El esfuerzo puede ir desde el adoptar una avenida o una escuela y ayudar en su mantenimiento, o promover una cooperativa de medicinas en un barrio, hasta organizar un movimiento público en apoyo a cualquier causa en la que se crea. Escribir en la prensa; participar; publicar remitidos defendiendo principios fundamentales o denunciando errores garrafales; promover organizaciones que le den a tantos venezolanos, hambnrientos de participación, la posibilidad de canalizar sus energías de manera democrática y eficaz; dar clases en la escuela de vecinos; evitar que un incompetente llegue a alcalde o a hasta presidente; en fin, dejar de actuar como espectador aburrido o hastiado de la obra que está viendo y atreverse a ser más protagonista.
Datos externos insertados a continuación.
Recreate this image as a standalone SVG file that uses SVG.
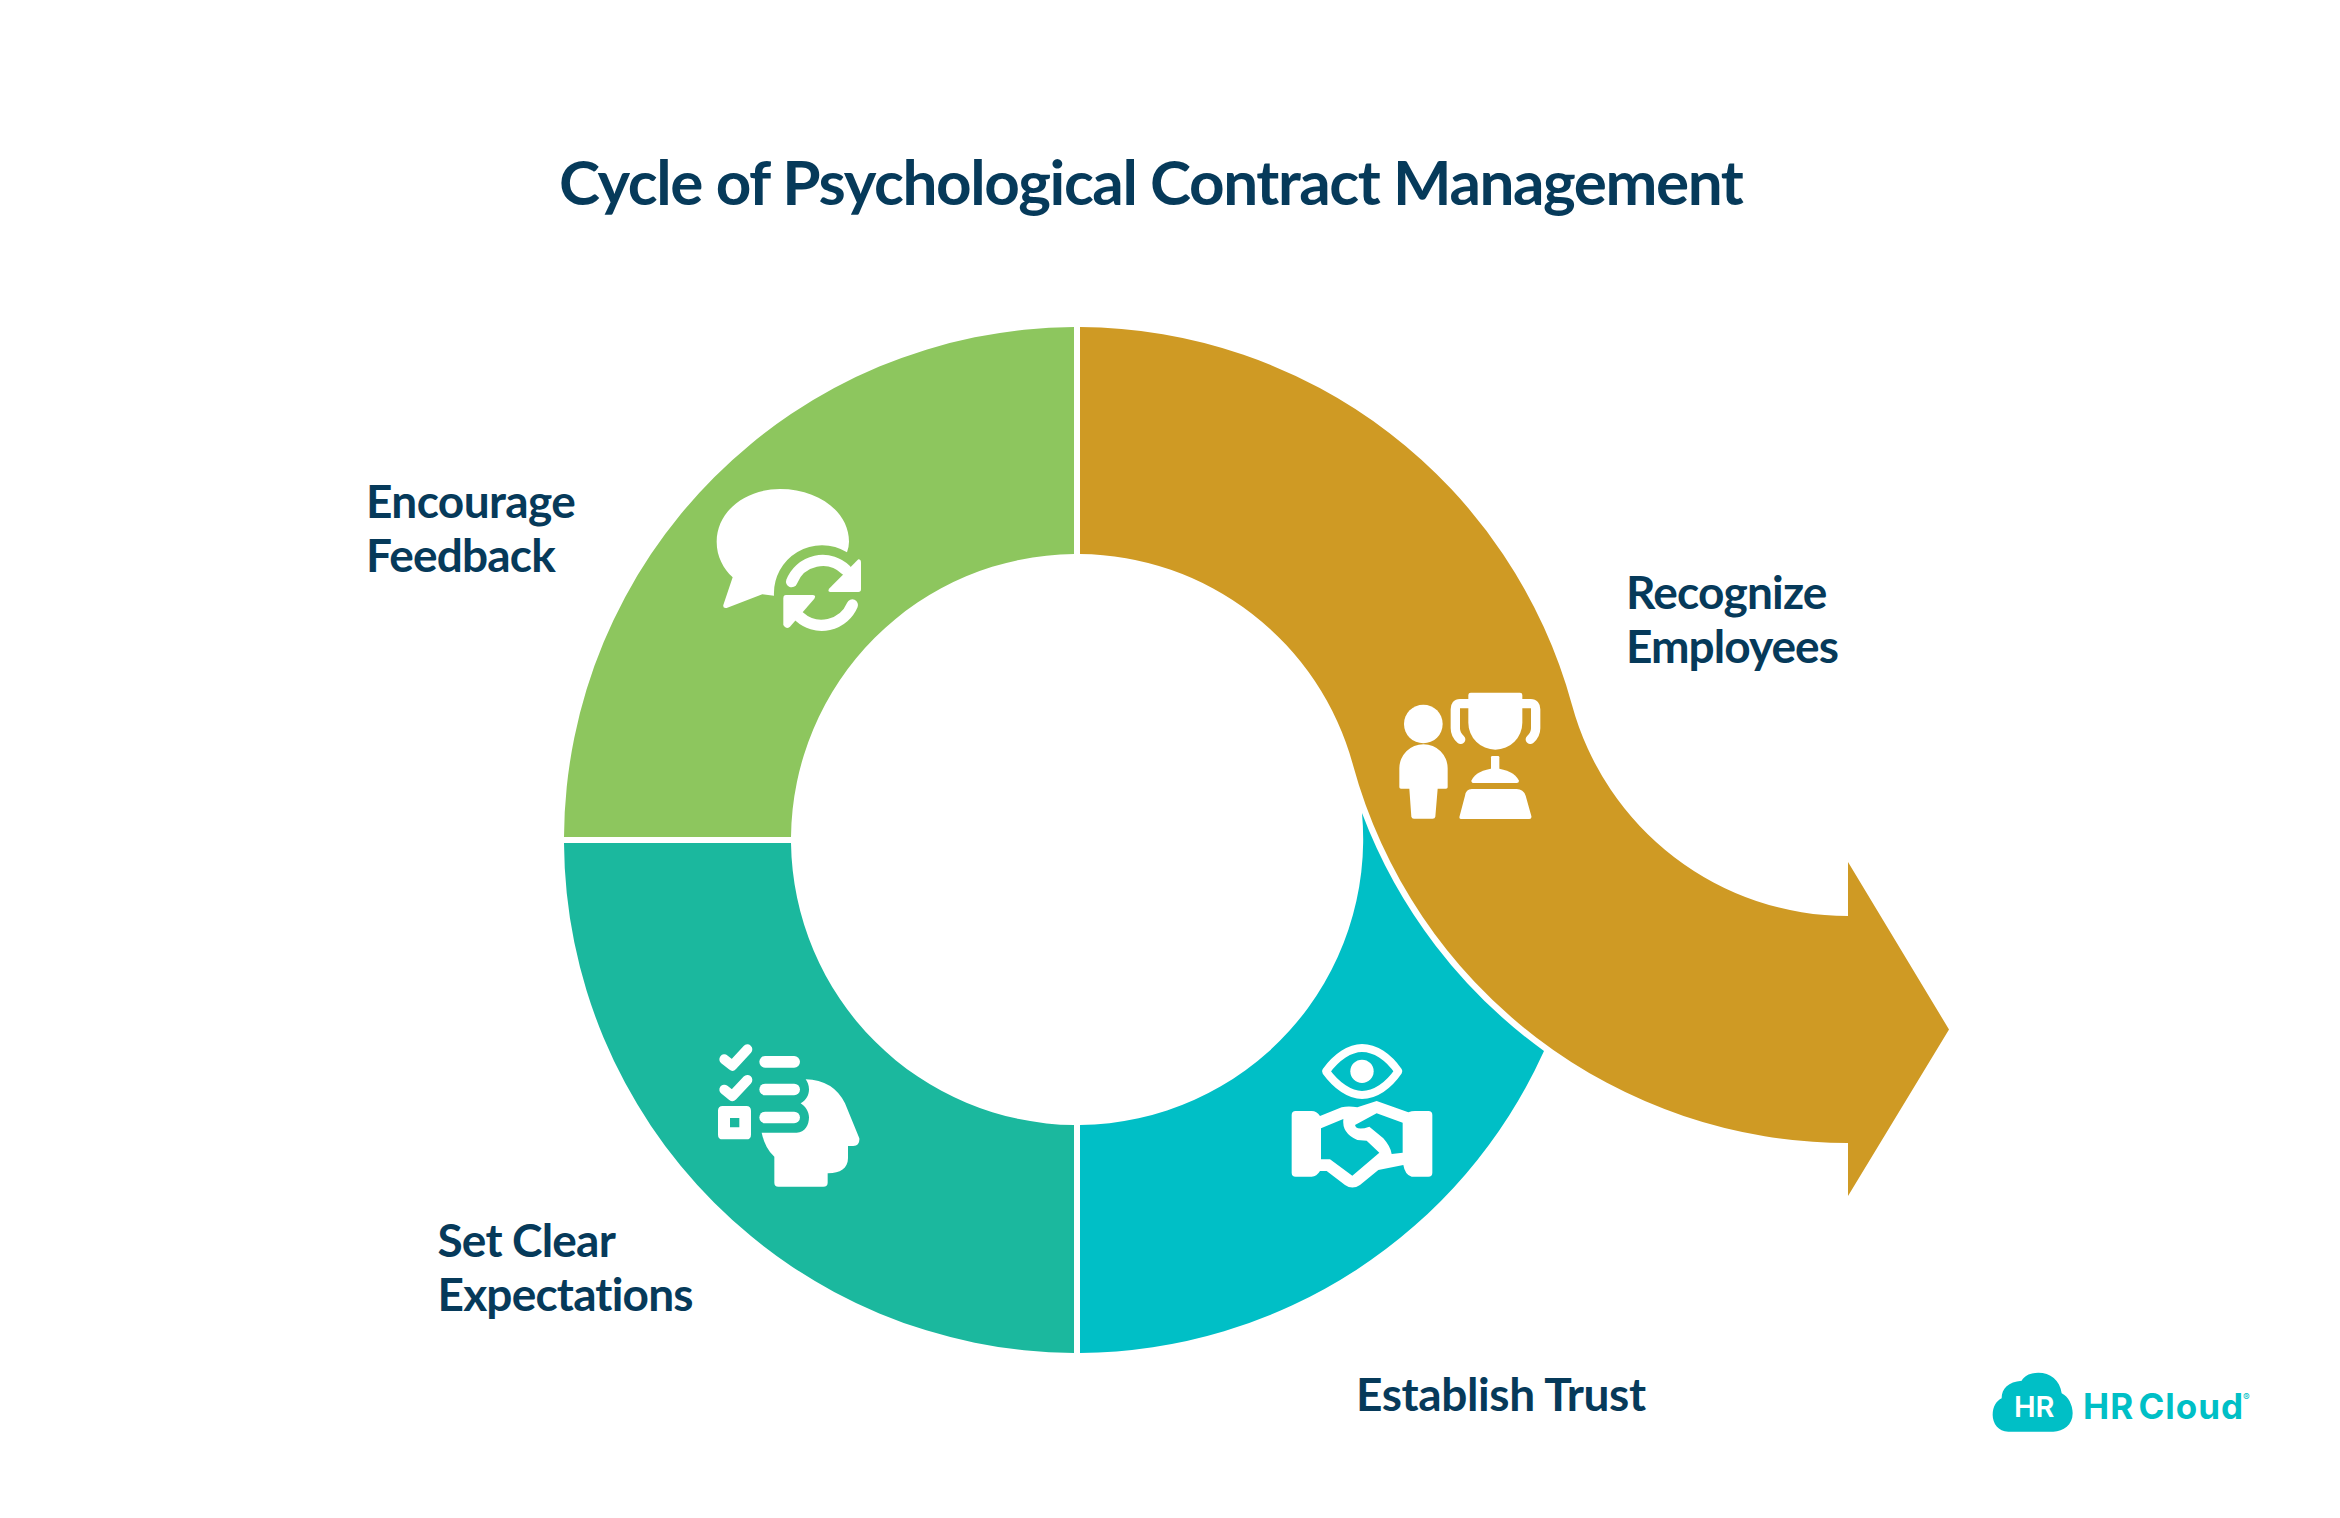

Pero la verdad es que, a estas alturas, es menos importante el contenido específico del esfuerzo que lo que implica recuperar o asumir, por primera vez, el rol de ciudadano en el país que es de uno. Es, también, la única manera de reducir las posibilidades de las tendencias despóticas y totalitarias que, a pesar de todas las experiencias históricas, aún pululan entre nosotros, disfrazadas de cinismo y amparadas por la apatía y la indiferencia. A primera vista, pareciera que reunirse después del trabajo para ver cómo se puede contribuir con el hospital de niños o con la asociación de vecinos, no va a cambiar las grandes tendencias que definen el destino del país.

Sin embargo, la experiencia histórica, aún la más reciente en nuestro país y en otras partes, indica que son iniciativas como éstas, promovidas por pequeños grupos, las que han servido de base para desencadenar irreversibles proceso de cambio social y político. Y lo que ha sucedido recientemente en Venezuela nos debe servir a todos de experiencia. Recordando siempre, sin embargo que, como dijera Huxley, la experiencia no es lo que le sucede a una persona: es lo que la persona hace con lo que le sucede.